## begin

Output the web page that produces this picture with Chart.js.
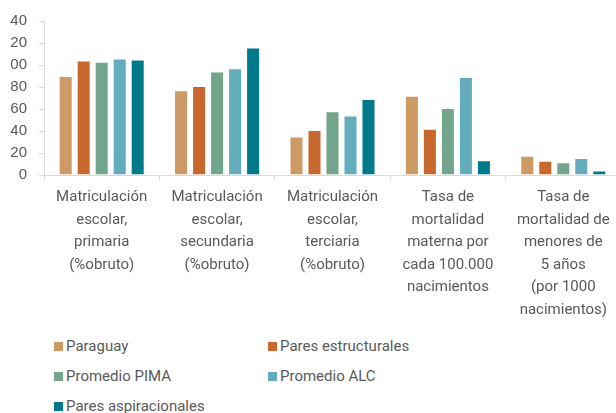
<!DOCTYPE html>
<html>
<head>
<meta charset="utf-8">
<script src="https://cdn.jsdelivr.net/npm/chart.js@4.4.1/dist/chart.umd.min.js"></script>
<style>
  html, body { margin: 0; padding: 0; background: #fff; width: 616px; height: 413px; overflow: hidden; }
  #wrap { position: absolute; left: 10px; top: 0; width: 606px; height: 330px; overflow: hidden; }
  #chart { position: absolute; left: -10px; top: 0; }
  #legend {
    position: absolute; left: 54px; top: 331px;
    display: grid; grid-template-columns: 214px 214px; grid-auto-rows: 30px;
    font-family: Roboto, sans-serif; font-size: 15px; color: #595959;
  }
  #legend div { display: flex; align-items: center; white-space: nowrap; }
  #legend span { display: inline-block; width: 9px; height: 9px; margin-right: 3px; }
</style>
</head>
<body>
<div id="wrap"><canvas id="chart" width="630" height="330"></canvas></div>
<div id="legend"></div>
<script>
// categories (multi-line labels)
const categories = [
  ["Matriculación", "escolar,", "primaria", "(%obruto)"],
  ["Matriculación", "escolar,", "secundaria", "(%obruto)"],
  ["Matriculación", "escolar,", "terciaria", "(%obruto)"],
  ["Tasa de", "mortalidad", "materna por", "cada 100.000", "nacimientos"],
  ["Tasa de", "mortalidad de", "menores de", "5 años", "(por 1000", "nacimientos)"]
];

// series
const seriesNames = ["Paraguay", "Pares estructurales", "Promedio PIMA", "Promedio ALC", "Pares aspiracionales"];
const paraguay = [90, 77, 35, 72, 17.5];
const paresEstructurales = [104, 81, 41, 42, 13];
const promedioPIMA = [103, 94, 58, 61, 11.5];
const promedioALC = [106, 97, 54, 89, 15.5];
const paresAspiracionales = [105, 116, 69, 13.5, 4];
const colors = ["#cd9a66", "#c9682e", "#72a58b", "#64adbd", "#007a8a"];

// y axis ticks
const yTicks = [0, 20, 40, 60, 80, 100, 120, 140];

const seriesValues = [paraguay, paresEstructurales, promedioPIMA, promedioALC, paresAspiracionales];

const datasets = seriesNames.map((name, i) => ({
  label: name,
  data: seriesValues[i],
  backgroundColor: colors[i],
  borderColor: "rgba(255,255,255,0.55)",
  borderWidth: 1,
  categoryPercentage: 0.78,
  barPercentage: 0.78
}));

const axisColor = "#d9d9d9";

new Chart(document.getElementById("chart"), {
  type: "bar",
  data: { labels: categories, datasets: datasets },
  options: {
    responsive: false,
    animation: false,
    layout: { padding: { top: 19, right: 9, bottom: 0, left: 0 } },
    plugins: { legend: { display: false }, tooltip: { enabled: false } },
    scales: {
      x: {
        grid: { drawOnChartArea: false, drawTicks: true, tickLength: 5, color: axisColor, offset: true },
        border: { display: true, color: axisColor },
        ticks: {
          color: "#595959",
          padding: 6,
          maxRotation: 0,
          autoSkip: false,
          font: { family: "Roboto", size: 15, lineHeight: 1.5 }
        },
        afterFit: scale => { scale.height = 155; }
      },
      y: {
        min: 0,
        max: 140,
        afterBuildTicks: scale => { scale.ticks = yTicks.map(v => ({ value: v })); },
        grid: { drawOnChartArea: false, drawTicks: true, tickLength: 5, color: axisColor },
        border: { display: true, color: axisColor },
        ticks: {
          color: "#595959",
          padding: 12,
          font: { family: "Liberation Sans", size: 15 }
        },
        afterFit: scale => { scale.width = 44; }
      }
    }
  }
});

// legend
const legend = document.getElementById("legend");
seriesNames.forEach((name, i) => {
  const item = document.createElement("div");
  item.innerHTML = `<span style="background:${colors[i]}"></span>${name}`;
  legend.appendChild(item);
});
</script>
</body>
</html>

## end

» **WRITTEN TASK**
Exclude the images and reproduce the remaining data exactly.

» **REPLY TO THE EXERCISE**
Output the web page that produces this picture with Chart.js.
<!DOCTYPE html>
<html>
<head>
<meta charset="utf-8">
<script src="https://cdn.jsdelivr.net/npm/chart.js@4.4.1/dist/chart.umd.min.js"></script>
<style>
  html, body { margin: 0; padding: 0; background: #fff; width: 616px; height: 413px; overflow: hidden; }
  #wrap { position: absolute; left: 10px; top: 0; width: 606px; height: 330px; overflow: hidden; }
  #chart { position: absolute; left: -10px; top: 0; }
  #legend {
    position: absolute; left: 54px; top: 331px;
    display: grid; grid-template-columns: 214px 214px; grid-auto-rows: 30px;
    font-family: Roboto, sans-serif; font-size: 15px; color: #595959;
  }
  #legend div { display: flex; align-items: center; white-space: nowrap; }
  #legend span { display: inline-block; width: 9px; height: 9px; margin-right: 3px; }
</style>
</head>
<body>
<div id="wrap"><canvas id="chart" width="630" height="330"></canvas></div>
<div id="legend"></div>
<script>
// categories (multi-line labels)
const categories = [
  ["Matriculación", "escolar,", "primaria", "(%obruto)"],
  ["Matriculación", "escolar,", "secundaria", "(%obruto)"],
  ["Matriculación", "escolar,", "terciaria", "(%obruto)"],
  ["Tasa de", "mortalidad", "materna por", "cada 100.000", "nacimientos"],
  ["Tasa de", "mortalidad de", "menores de", "5 años", "(por 1000", "nacimientos)"]
];

// series
const seriesNames = ["Paraguay", "Pares estructurales", "Promedio PIMA", "Promedio ALC", "Pares aspiracionales"];
const paraguay = [90, 77, 35, 72, 17.5];
const paresEstructurales = [104, 81, 41, 42, 13];
const promedioPIMA = [103, 94, 58, 61, 11.5];
const promedioALC = [106, 97, 54, 89, 15.5];
const paresAspiracionales = [105, 116, 69, 13.5, 4];
const colors = ["#cd9a66", "#c9682e", "#72a58b", "#64adbd", "#007a8a"];

// y axis ticks
const yTicks = [0, 20, 40, 60, 80, 100, 120, 140];

const seriesValues = [paraguay, paresEstructurales, promedioPIMA, promedioALC, paresAspiracionales];

const datasets = seriesNames.map((name, i) => ({
  label: name,
  data: seriesValues[i],
  backgroundColor: colors[i],
  borderColor: "rgba(255,255,255,0.55)",
  borderWidth: 1,
  categoryPercentage: 0.78,
  barPercentage: 0.78
}));

const axisColor = "#d9d9d9";

new Chart(document.getElementById("chart"), {
  type: "bar",
  data: { labels: categories, datasets: datasets },
  options: {
    responsive: false,
    animation: false,
    layout: { padding: { top: 19, right: 9, bottom: 0, left: 0 } },
    plugins: { legend: { display: false }, tooltip: { enabled: false } },
    scales: {
      x: {
        grid: { drawOnChartArea: false, drawTicks: true, tickLength: 5, color: axisColor, offset: true },
        border: { display: true, color: axisColor },
        ticks: {
          color: "#595959",
          padding: 6,
          maxRotation: 0,
          autoSkip: false,
          font: { family: "Roboto", size: 15, lineHeight: 1.5 }
        },
        afterFit: scale => { scale.height = 155; }
      },
      y: {
        min: 0,
        max: 140,
        afterBuildTicks: scale => { scale.ticks = yTicks.map(v => ({ value: v })); },
        grid: { drawOnChartArea: false, drawTicks: true, tickLength: 5, color: axisColor },
        border: { display: true, color: axisColor },
        ticks: {
          color: "#595959",
          padding: 12,
          font: { family: "Liberation Sans", size: 15 }
        },
        afterFit: scale => { scale.width = 44; }
      }
    }
  }
});

// legend
const legend = document.getElementById("legend");
seriesNames.forEach((name, i) => {
  const item = document.createElement("div");
  item.innerHTML = `<span style="background:${colors[i]}"></span>${name}`;
  legend.appendChild(item);
});
</script>
</body>
</html>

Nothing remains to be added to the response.